When I was younger and slightly less tactful than I am today, I posed this rather arrogant question to my history teacher: “So why should we even bother learning history?”
His reply, which I will give him credit for having ready at a moment’s notice, was, “If nothing else, it’s to learn from our mistakes and make sure we don’t repeat them.”
Fortunately for some of today’s oil companies, that advice isn’t coming too late.
Abandon All Hope Ye Who Drill
I know the hellfire and brimstone speeches about your personal everlasting doom in a fiery pit that you can’t avoid without repentance.
But if you are in the oil business, either by investing or operating a drilling rig, you can’t help but wonder if your fiery hell isn’t located right here on earth in the near future.
Everyone knows that there is a finite amount of oil in the veins of the earth. Like we’ve been saying for years, the problem of Peak Oil isn’t that we’re going to run out of the stuff. Rather, we’re coming to the end of cheap oil.
We’re like those whalers spending months or years at sea each trip who saw that the oil was getting harder to find (perhaps whales had more sense than we thought) and that the cost of those trips was not even covered by the oil they brought home.
Now look at our near future, when companies will have to drill deeper than ever before merely to sustain their current production rates, let alone increase production. Chevron’s recent experience with its “Jack” oil well in the Gulf of Mexico is a perfect example.
Yet companies need to increase production in the near future.
Just look at the forecasted rise in global oil demand over the next 25 years. According to the EIA, global demand for oil is going to rise by 38 million barrels per day in 2030, to a total of 118 mbpd!
With this demand knocking at the door, maybe paying $200 per gallon is not so hard to imagine, after all.
Now here’s the main issue at hand.
Even assuming peak oil is nothing more than hubbub, isn’t the logical course of action to spend as much money as possible on oil exploration, thereby assuring that future demand is met?
Common sense would dictate that, wouldn’t it?
That’s not the case, however, for many Canadian energy companies that are reorganizing themselves into large Canadian Energy Trusts.
So, how does that affect you?
Every Relationship Comes Down to Trust
As early as 1984, Canadian companies began merging into much larger trusts, taking advantage of trust-friendly Canadian regulations.
In a Canadian Energy Trust, operating companies are acquired by the trust, usually through equity offerings, using third-party debt and funds in exchange for grants of royalties, debt and shares. The operating company’s cash flow from sales (from oil, natural gas, etc.) is transferred to the Trust as distributable cash flow.
This means that the majority of the revenue is able to be paid out as monthly dividends to the Trust’s shareholders.
But there’s a catch there, if you look hard enough.

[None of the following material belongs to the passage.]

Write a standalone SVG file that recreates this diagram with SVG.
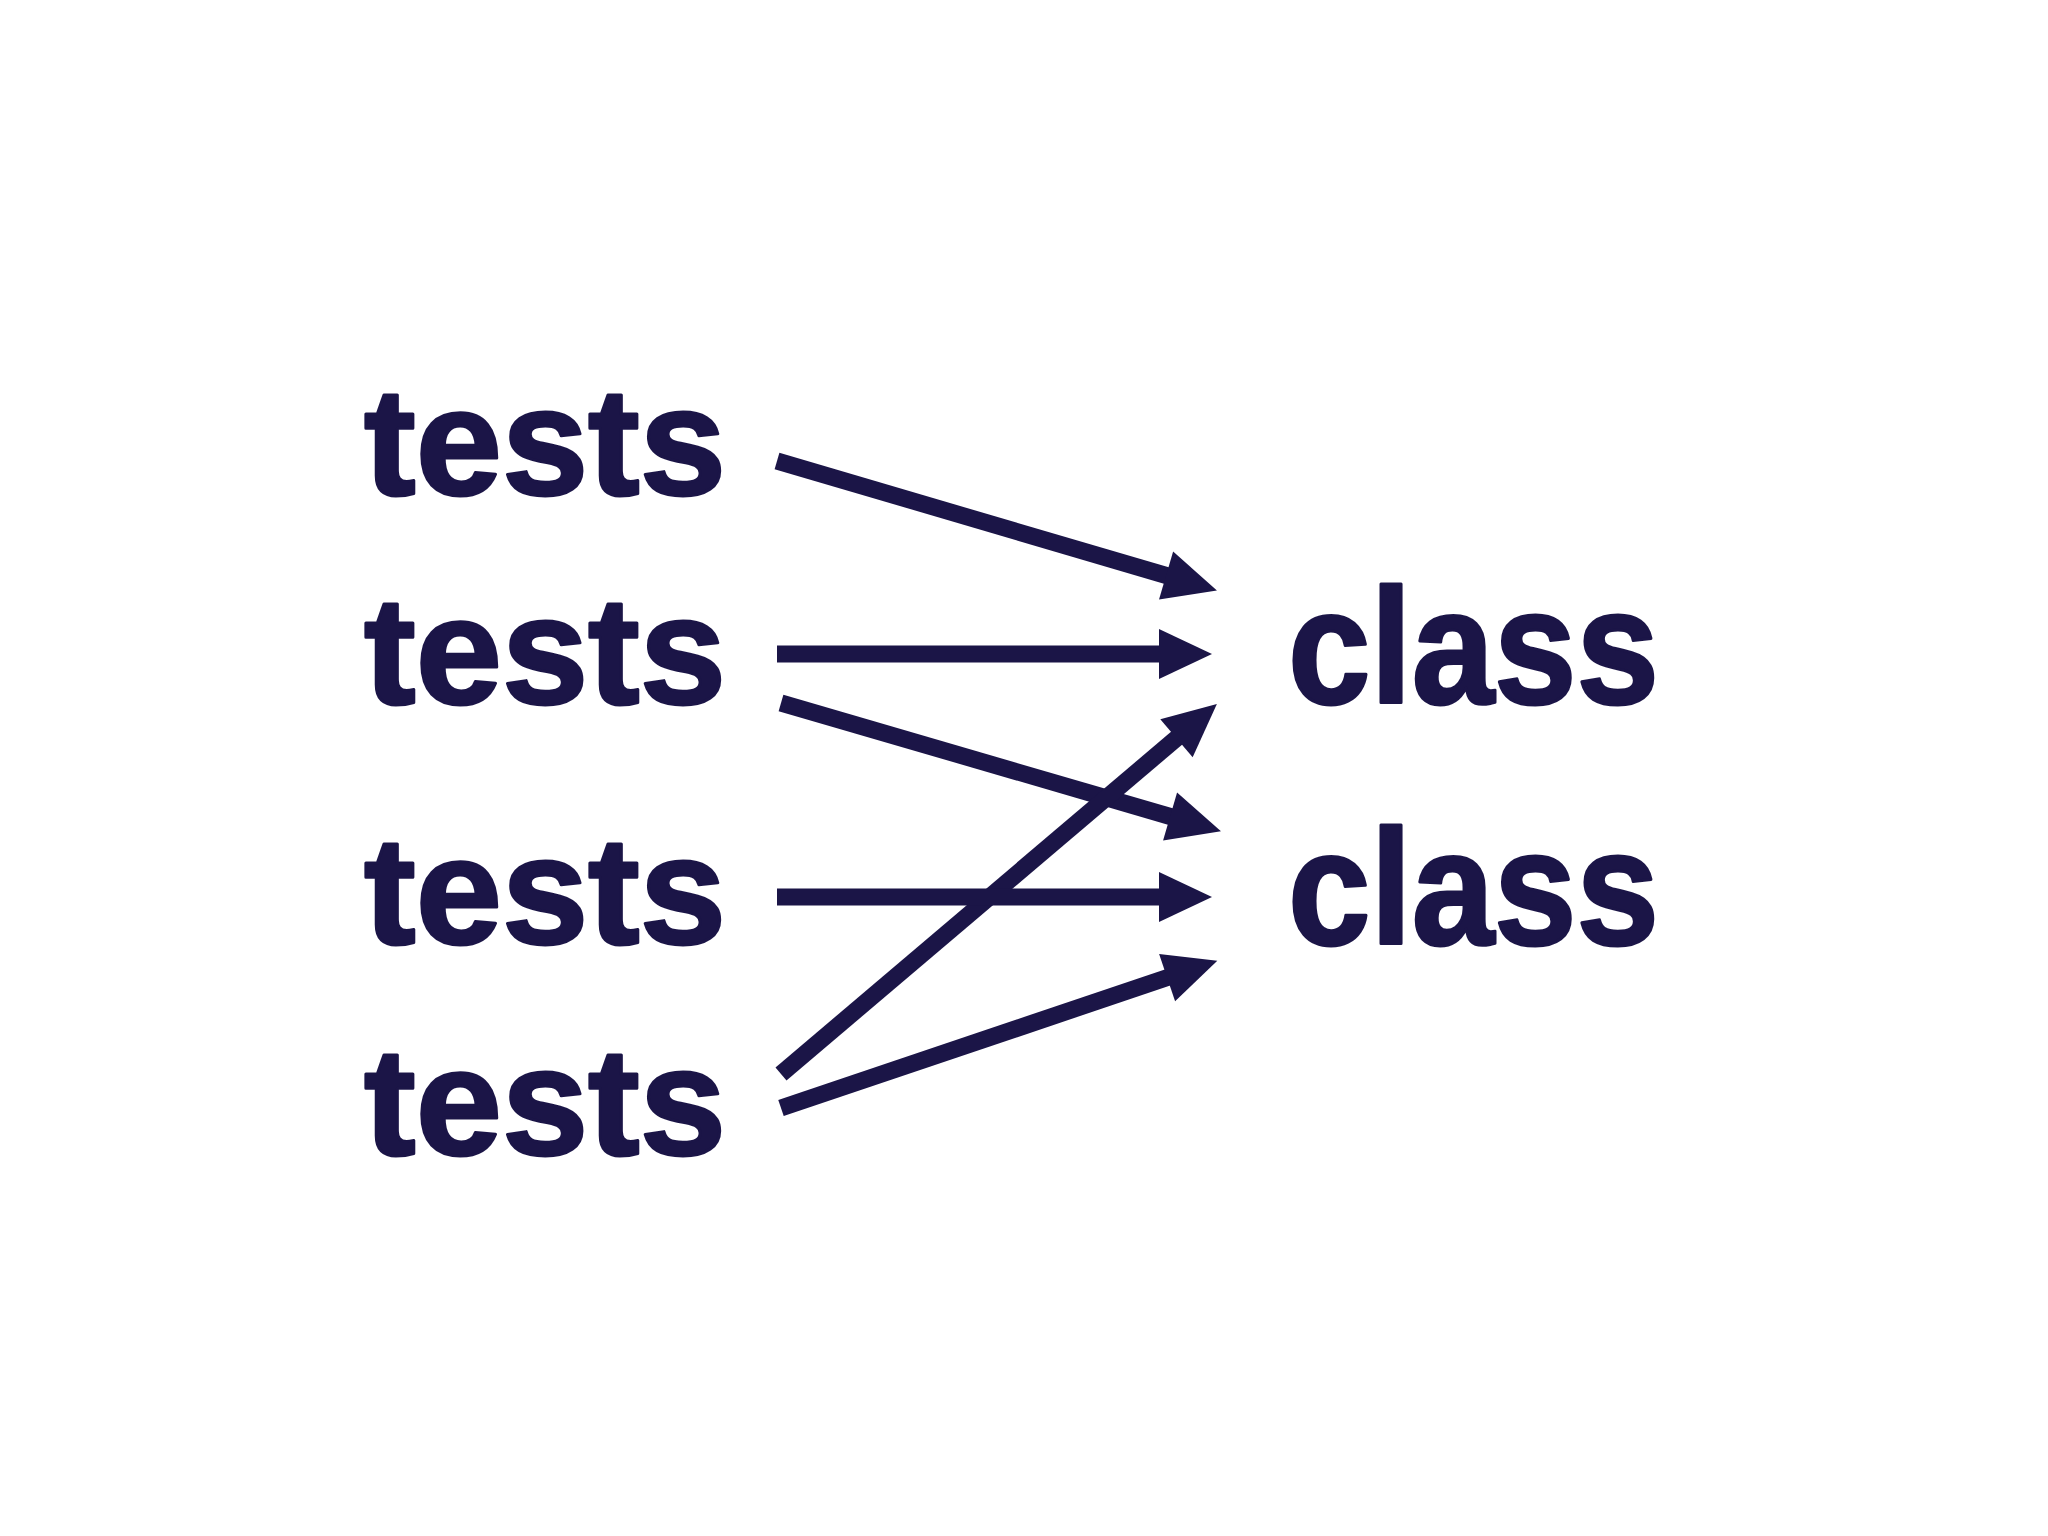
<svg xmlns="http://www.w3.org/2000/svg" width="2048" height="1536" viewBox="0 0 2048 1536">
<style>
.lbl{font-family:"Liberation Sans","DejaVu Sans",sans-serif;font-weight:bold;fill:#1b1547;stroke:#1b1547;stroke-width:3;stroke-linejoin:round;}
.t{font-size:152px;}
.c{font-size:164px;}
.ln{stroke:#1b1547;stroke-width:17;fill:none;}
</style>
<defs>
<marker id="ah" markerUnits="userSpaceOnUse" markerWidth="70" markerHeight="70" viewBox="-5 -30 70 60" refX="0" refY="0" orient="auto" overflow="visible">
<path d="M-2,-25 L51,0 L-2,25 z" fill="#1b1547"/>
</marker>
</defs>
<rect width="2048" height="1536" fill="#ffffff"/>
<g id="tests1"><text class="lbl t" x="364" y="495" textLength="362" lengthAdjust="spacingAndGlyphs">tests</text></g>
<g id="tests2"><text class="lbl t" x="364" y="704" textLength="362" lengthAdjust="spacingAndGlyphs">tests</text></g>
<g id="tests3"><text class="lbl t" x="364" y="944" textLength="362" lengthAdjust="spacingAndGlyphs">tests</text></g>
<g id="tests4"><text class="lbl t" x="364" y="1155" textLength="362" lengthAdjust="spacingAndGlyphs">tests</text></g>
<g id="class1"><text class="lbl c" x="1288" y="703" textLength="371" lengthAdjust="spacingAndGlyphs">class</text></g>
<g id="class2"><text class="lbl c" x="1288" y="944" textLength="371" lengthAdjust="spacingAndGlyphs">class</text></g>
<g id="connectors">
<line class="ln" x1="777" y1="461" x2="1168" y2="576" marker-end="url(#ah)"/>
<line class="ln" x1="777" y1="654" x2="1161" y2="654" marker-end="url(#ah)"/>
<line class="ln" x1="781" y1="703" x2="1172" y2="817" marker-end="url(#ah)"/>
<line class="ln" x1="781" y1="1074" x2="1178" y2="737" marker-end="url(#ah)"/>
<line class="ln" x1="777" y1="897" x2="1161" y2="897" marker-end="url(#ah)"/>
<line class="ln" x1="781" y1="1108" x2="1169" y2="977" marker-end="url(#ah)"/>
</g>
</svg>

The characteristics of the companies these trusts acquire are pretty interesting. Due to the need to provide their investors with a constant cash flow, Canadian Energy Trusts purchase only assets that are mature, low-exploration-risk properties and toll-based energy infrastructure with predictable operational profiles and minimal or at least low capital expenditures.
This assures the trust of a higher drilling success rate than is typical of exploration and production companies.
So companies find themselves in a predicament.
They can either continue to actively spend their incoming money on exploring for new oil or organize into these Canadian Energy Trusts, thereby giving their shareholders bigger dividends.
In light of the argument by some that there is no easy and cheap oil left to find, it’s interesting to note that many of these companies have chosen the latter option.
Perhaps they know something about the reality of Peak Oil that we don’t.
An Absent Savior
Just as the whales were saved by technological advances like coal-oil and kerosene, we will soon be looking for something to take on the energy burden now carried by oil. But oil’s knight in shining armor-alternative energy sources like solar, wind, hydro and even nuclear-haven’t developed nearly enough to rescue us from the grim future of rising oil costs.